Personal information
- Full name: Keenan Reynolds
- Born: 7 January 1969 (age 57)
- Original team: Werribee Juniors
- Height: 188 cm (6 ft 2 in)
- Weight: 90 kg (198 lb)

Playing career^{1}
- Years: Club / Games (Goals)
- 1990–1994: Footscray / 74 (35)
- 1995–1996: North Melbourne / 12 (2)
- Total:  / 86 (37)
- ^{1} Playing statistics correct to the end of 1996.

= Keenan Reynolds (Australian footballer) =

Australian rules footballer (born 1969)

Keenan Reynolds (born 7 January 1969) is a former Australian rules footballer who played with Footscray and North Melbourne in the Australian Football League (AFL) during the 1990s.

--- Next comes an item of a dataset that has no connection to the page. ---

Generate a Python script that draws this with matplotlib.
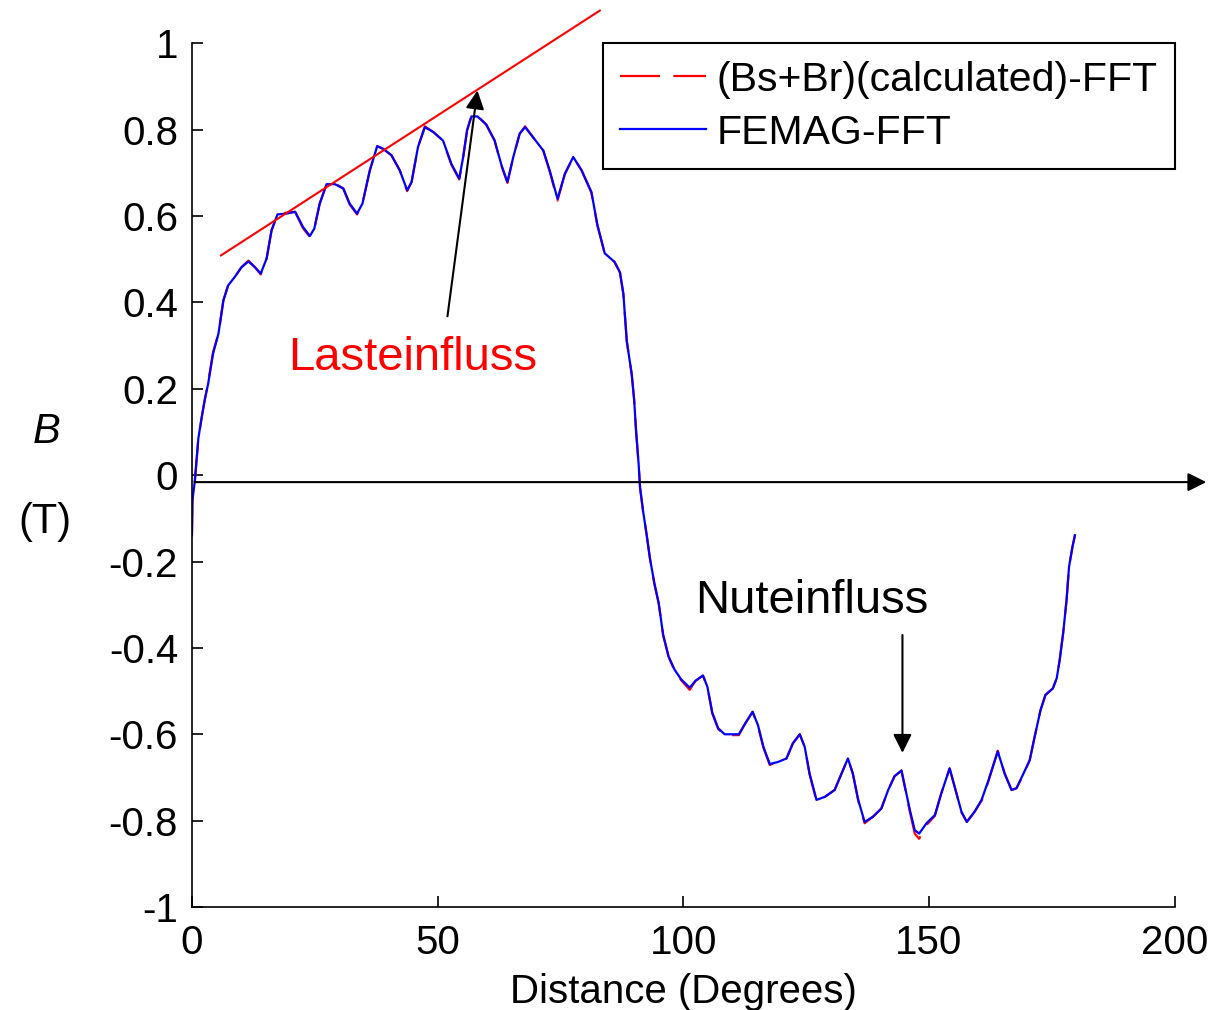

A Werribee junior, Reynolds had also played some games with the Essendon Under-19s before he arrived at Western Oval. He was a regular fixture in the Footscray side in 1990, making 18 appearances, but spent much of 1991 on the sidelines with an eye injury.

Reynolds, a half back, played 17 successive games in the second half of the 1992 season, including three finals. He was often used up forward in 1993 and kicked six goals in a win over St Kilda on his home ground. Reynolds played 18 games in 1994 but left the club at the end of the season after an agreement on his salary could not be met.

Taken by North Melbourne in the pre-season draft, he made only nine appearances for his new team in 1995 but played in their reserves premiership. After adding just a further three games in 1996, Reynolds went to Tasmania to continue his career. He signed with the Burnie Dockers in the NTFL and played three seasons with the club from 1997 to 1999.